Grüner Borschtsch für Zwei (mit oder ohne jungen Kerbel)
3, 4 festkochende Erdäpfel, geschält und gewürfelt
1 Karotte (oder anderes Wurzelgemüse), geschält und gewürfelt
Ein paar Frühlingszwiebel, gehackt
In etwa ein Liter kräftige Rindssuppe
Salz oder Sojasauce
2 Eier
Bratenreste (optional)
Zwei Hände voll frischer Sauerampfer
Reichlich Dill und wilder Kerbel, gehackt
Zwiebel, Kartoffel und Karottenwürfel kurz in etwas Öl anschwitzen, mit kräftiger Rindssuppe toppen, salzen (oder, noch besser, mit Sojasauce würzen) und das Gemüse bissfest garen, etwa zehn bis fünfzehn Minuten. Währenddessen pro Person ein Ei kernweich kochen.
Sauerampfer und etwaige Bratenreste (in meinem Fall war noch etwas geschmortes Kaninchen da) zur siedenden Suppe geben und einrühren, bis die Blätter gerade zusammengefallen sind. Kurz innehalten und sich an der Farbe erfreuen - sehr schnell wird aus dem Grünen Borschtsch nämlich ein eher braungrauer, was dem Wohlgeschmack allerdings keinen Abbruch tut.
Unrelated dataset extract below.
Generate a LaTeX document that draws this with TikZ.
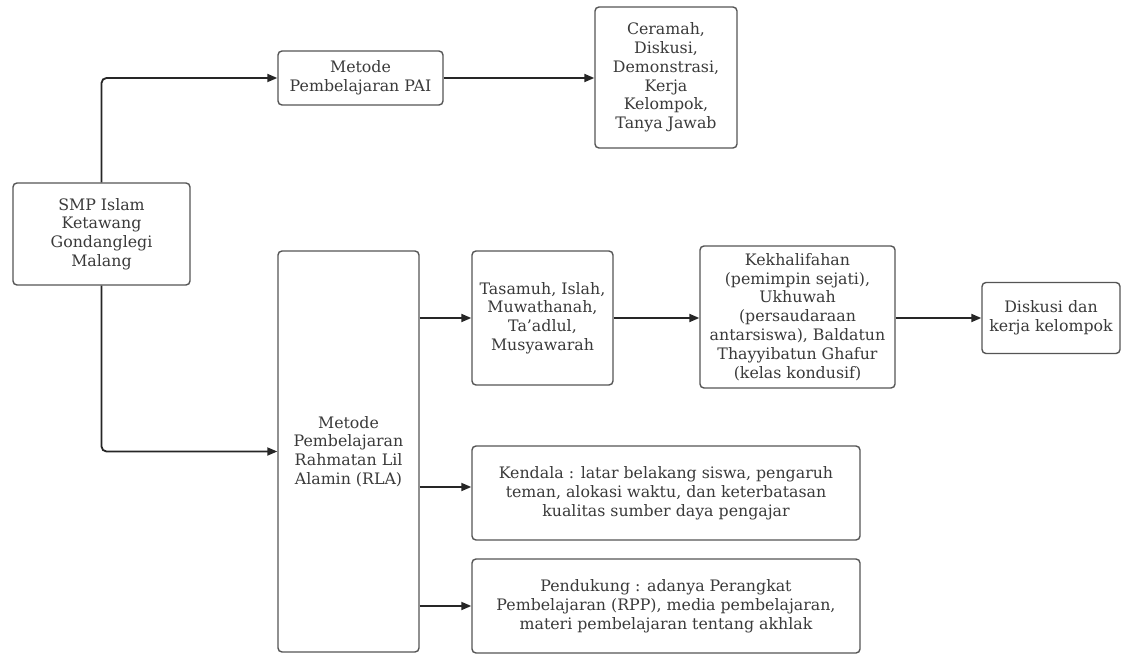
\documentclass[tikz,border=0pt]{standalone}
\usepackage{fontspec}
\setmainfont{DejaVu Serif}
\usetikzlibrary{arrows.meta}
\definecolor{boxline}{HTML}{555555}
\definecolor{txt}{HTML}{3A3A3A}
\tikzset{
  box/.style={draw=boxline, line width=1.4pt, rounded corners=4pt, rectangle,
    align=center, text=txt, inner sep=1pt,
    font=\fontsize{15.8}{18.8}\selectfont},
  conn/.style={line width=1.8pt, draw=black!85, rounded corners=5pt,
    -{Triangle[length=10pt,width=8pt]}}
}
\begin{document}
\begin{tikzpicture}[x=1pt,y=-1pt]
\useasboundingbox[fill=white] (0,0) rectangle (1122,655);
\node[box, minimum width=177pt, minimum height=102pt] (smp) at (101.5,234) {SMP Islam\\Ketawang\\Gondanglegi\\Malang};
\node[box, minimum width=165pt, minimum height=54pt] (pai) at (360.5,78) {Metode\\Pembelajaran PAI};
\node[box, minimum width=142pt, minimum height=141pt] (cer) at (666,77.5) {Ceramah,\\Diskusi,\\Demonstrasi,\\Kerja\\Kelompok,\\Tanya Jawab};
\node[box, minimum width=141pt, minimum height=401pt] (rla) at (348.5,451.5) {Metode\\Pembelajaran\\Rahmatan Lil\\Alamin (RLA)};
\node[box, minimum width=141pt, minimum height=134pt] (tas) at (542.5,318) {Tasamuh, Islah,\\Muwathanah,\\Ta'adlul,\\Musyawarah};
\node[box, minimum width=195pt, minimum height=142pt] (kek) at (797.5,317) {Kekhalifahan\\(pemimpin sejati),\\Ukhuwah\\(persaudaraan\\antarsiswa), Baldatun\\Thayyibatun Ghafur\\(kelas kondusif)};
\node[box, minimum width=138pt, minimum height=71pt] (dis) at (1051,318) {Diskusi dan\\kerja kelompok};
\node[box, minimum width=388pt, minimum height=94pt] (ken) at (666,493) {Kendala : latar belakang siswa, pengaruh\\teman, alokasi waktu, dan keterbatasan\\kualitas sumber daya pengajar};
\node[box, minimum width=388pt, minimum height=94pt] (pen) at (666,606) {Pendukung : adanya Perangkat\\Pembelajaran (RPP), media pembelajaran,\\materi pembelajaran tentang akhlak};
\draw[conn] (smp.north) |- (pai.west);
\draw[conn] (smp.south) |- (rla.west);
\draw[conn] (pai.east) -- (cer.west |- pai.east);
\draw[conn] (rla.east |- tas.west) -- (tas.west);
\draw[conn] (tas.east) -- (kek.west |- tas.east);
\draw[conn] (kek.east |- dis.west) -- (dis.west);
\draw[conn] ([yshift=6pt]rla.east |- ken.west) -- ([yshift=6pt]ken.west);
\draw[conn] (rla.east |- pen.west) -- (pen.west);
\end{tikzpicture}
\end{document}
Auf Schüsseln verteilen und mit reichlich gehacktem Dill, gehacktem wildem Kerbel und halbiertem weichen Ei toppen. Ich schneide dafür das Ei in der Schale der Länge nach durch und hole dann die Hälften mit dem Löffel heraus. Wer bessere Vorschläge hat, bitte posten!
Ungarn mit seinen endlosen Weiten und dem wärmeren Klima war schon im Mittelalter so etwas wie die Speisekammer Mitteleuropas und ist seit Jahrhunderten vor allem für die Versorgung Wiens besonders wichtig. Das ist bis heute noch ein bisschen so: Neben Donaufisch, Mangalitzaspeck, eingelegtem Gemüse und Paprika verdanken die Wiener ihren Nachbarn immer noch die superen Pilzstände am Brunnen- und Meislmarkt, und die Chinashops der Stadt kaufen ihr frisches Gemüse meistens von hier, von Spargelsalat bis Bittergurken.